Mass. business leaders want Beacon Hill lawmakers to ‘exercise control’ with spending

Business leaders from across Massachusetts warned Tuesday that state spending far outpaced inflation over the past five fiscal years, and cautioned lawmakers to “exercise control” as the fiscal 2025 budget process kicks off next month.

Red flags from chamber of commerce leaders up and down the coast and out west come after top lawmakers painted a grim fiscal picture last week for Massachusetts, airing concerns that four consecutive months of below benchmark revenue collections this fiscal year could bode poorly for the state.

State spending between fiscal year 2018 and 2022 grew by nearly 27% even as inflation in the Boston area only increased by about 15%, the chamber leaders said in a statement. Even when accounting for the “rapid pace” of increases in health care spending, spending “still substantially outpaced inflation,” they said.

“This approach is not sustainable and not responsible,” leaders from Greater Boston, Worcester, Western Massachusetts, the North and South Shores, Cape Cod, and the Newton-Needham area said in a joint statement.

House and Senate budget writers plan to start the fiscal year 2025 budget process early next month with a consensus revenue hearing, where lawmakers agree on tax revenue projections to use when building out a state budget.

That number will allow budget writers to “responsibly address the many post-pandemic challenges and uncertainties we face as a commonwealth moving forward,” said Senate budget writer Sen. Michael Rodrigues.

But Rodrigues also previously warned of fiscal “storm clouds on the horizon.”

The first two months of fiscal year 2024, July and August, saw revenue collections collectively $20 million below benchmark. The below-average haul “really didn’t raise any concerns in a $56 billion budget,” Rodrigues said during a Senate session last week.

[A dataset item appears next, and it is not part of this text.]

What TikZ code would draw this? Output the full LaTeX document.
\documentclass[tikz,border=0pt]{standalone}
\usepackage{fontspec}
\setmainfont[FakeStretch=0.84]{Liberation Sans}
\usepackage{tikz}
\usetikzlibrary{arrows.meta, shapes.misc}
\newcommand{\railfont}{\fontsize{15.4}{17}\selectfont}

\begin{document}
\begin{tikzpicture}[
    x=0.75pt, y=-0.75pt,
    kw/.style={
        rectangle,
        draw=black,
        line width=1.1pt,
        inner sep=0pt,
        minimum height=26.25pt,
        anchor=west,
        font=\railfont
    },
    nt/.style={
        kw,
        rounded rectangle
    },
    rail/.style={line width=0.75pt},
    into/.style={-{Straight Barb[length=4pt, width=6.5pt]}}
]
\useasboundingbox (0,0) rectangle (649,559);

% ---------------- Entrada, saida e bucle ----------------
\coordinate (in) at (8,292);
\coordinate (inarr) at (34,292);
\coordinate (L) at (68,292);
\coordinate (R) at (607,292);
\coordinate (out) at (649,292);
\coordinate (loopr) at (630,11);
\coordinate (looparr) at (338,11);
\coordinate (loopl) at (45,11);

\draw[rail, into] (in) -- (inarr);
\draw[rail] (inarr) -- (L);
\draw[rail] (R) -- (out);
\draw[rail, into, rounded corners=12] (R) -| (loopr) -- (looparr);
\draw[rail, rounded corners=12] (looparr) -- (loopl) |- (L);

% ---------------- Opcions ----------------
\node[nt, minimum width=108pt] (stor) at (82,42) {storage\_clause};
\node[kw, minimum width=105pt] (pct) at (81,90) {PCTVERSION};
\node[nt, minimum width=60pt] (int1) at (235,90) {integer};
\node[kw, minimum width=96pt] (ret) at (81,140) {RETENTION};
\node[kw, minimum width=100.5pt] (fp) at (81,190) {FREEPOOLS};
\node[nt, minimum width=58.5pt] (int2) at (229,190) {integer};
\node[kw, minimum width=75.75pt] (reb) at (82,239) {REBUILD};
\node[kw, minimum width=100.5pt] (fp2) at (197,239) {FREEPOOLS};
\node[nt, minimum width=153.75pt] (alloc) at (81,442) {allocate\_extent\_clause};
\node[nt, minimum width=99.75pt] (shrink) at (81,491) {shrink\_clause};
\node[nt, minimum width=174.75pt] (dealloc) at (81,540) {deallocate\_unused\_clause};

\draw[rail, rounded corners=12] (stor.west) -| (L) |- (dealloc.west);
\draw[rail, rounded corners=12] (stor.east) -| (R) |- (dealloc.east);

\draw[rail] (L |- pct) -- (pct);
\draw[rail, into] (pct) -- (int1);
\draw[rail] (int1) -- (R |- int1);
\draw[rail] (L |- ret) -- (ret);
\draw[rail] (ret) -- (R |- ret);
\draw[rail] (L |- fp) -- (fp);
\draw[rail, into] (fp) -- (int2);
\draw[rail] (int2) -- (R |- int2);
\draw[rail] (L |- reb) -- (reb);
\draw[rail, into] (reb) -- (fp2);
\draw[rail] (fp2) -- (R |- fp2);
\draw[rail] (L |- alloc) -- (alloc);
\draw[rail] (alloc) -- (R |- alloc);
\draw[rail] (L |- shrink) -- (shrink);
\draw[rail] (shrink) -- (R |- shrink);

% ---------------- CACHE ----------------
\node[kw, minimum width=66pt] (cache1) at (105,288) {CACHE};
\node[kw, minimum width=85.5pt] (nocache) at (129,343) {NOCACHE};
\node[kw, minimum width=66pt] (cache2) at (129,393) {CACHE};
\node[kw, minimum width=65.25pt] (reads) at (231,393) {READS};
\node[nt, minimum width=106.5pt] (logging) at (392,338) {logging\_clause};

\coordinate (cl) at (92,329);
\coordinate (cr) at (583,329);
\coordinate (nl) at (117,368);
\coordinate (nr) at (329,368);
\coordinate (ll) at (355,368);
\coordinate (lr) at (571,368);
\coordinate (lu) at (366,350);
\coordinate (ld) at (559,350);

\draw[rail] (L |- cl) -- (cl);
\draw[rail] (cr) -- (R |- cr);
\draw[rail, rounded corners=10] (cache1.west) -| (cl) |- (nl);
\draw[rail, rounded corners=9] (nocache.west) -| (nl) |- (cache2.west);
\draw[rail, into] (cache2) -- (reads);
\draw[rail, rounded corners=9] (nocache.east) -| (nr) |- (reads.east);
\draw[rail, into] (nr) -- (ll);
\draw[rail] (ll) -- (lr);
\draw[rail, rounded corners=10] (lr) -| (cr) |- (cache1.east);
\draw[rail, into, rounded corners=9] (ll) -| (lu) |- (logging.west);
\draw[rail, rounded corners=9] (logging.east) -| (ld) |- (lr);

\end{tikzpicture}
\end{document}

September, when quarterly payments are due, saw collections about $170 million below benchmark, according to the Department of Revenue. That “did begin to raise eyebrows,” Rodrigues said. October reports showed collections down by about $180 million.

State tax revenues for fiscal year 2023 came in about $605 million below projections and roughly $2 billion less than Massachusetts collected the previous year, Healey administration officials said in August.

Massachusetts Taxpayers Foundation President Doug Howgate said as revenue numbers stir concern on Beacon Hill, policy makers “need to make sure that we have a sustainable spending plan.”

“That means monitoring year over year spending growth and keeping it within a sustainable range. And in recent years, the rate of spending has kicked up to a degree that it’s hard to envision that that’s sustainable going forward,” he told the Herald.

Chamber leaders, like Greater Boston Chamber of Commerce CEO James Rooney, said state spending grew over the past five fiscal years in part because of economic growth and high tax revenues, which grew “at breakneck speed” and far outpaced inflation.

The “large gap,” the business leaders said, between spending and inflation suggests that state spending is not limited to increased costs for employee salaries or goods and services. The annual budget increases were a combination of “significant state tax revenue growth and the largest federal funds transfer to states in history,” the leaders said.

“Both situations are exceptional and cannot continue indefinitely,” chamber of commerce leaders said. “Looking to the future, the commonwealth must embrace the reality that recent fiscal years represent historical aberrations, and must reevaluate its spending limitations when building budgets, adopting legislation, and identifying fiscal priorities.”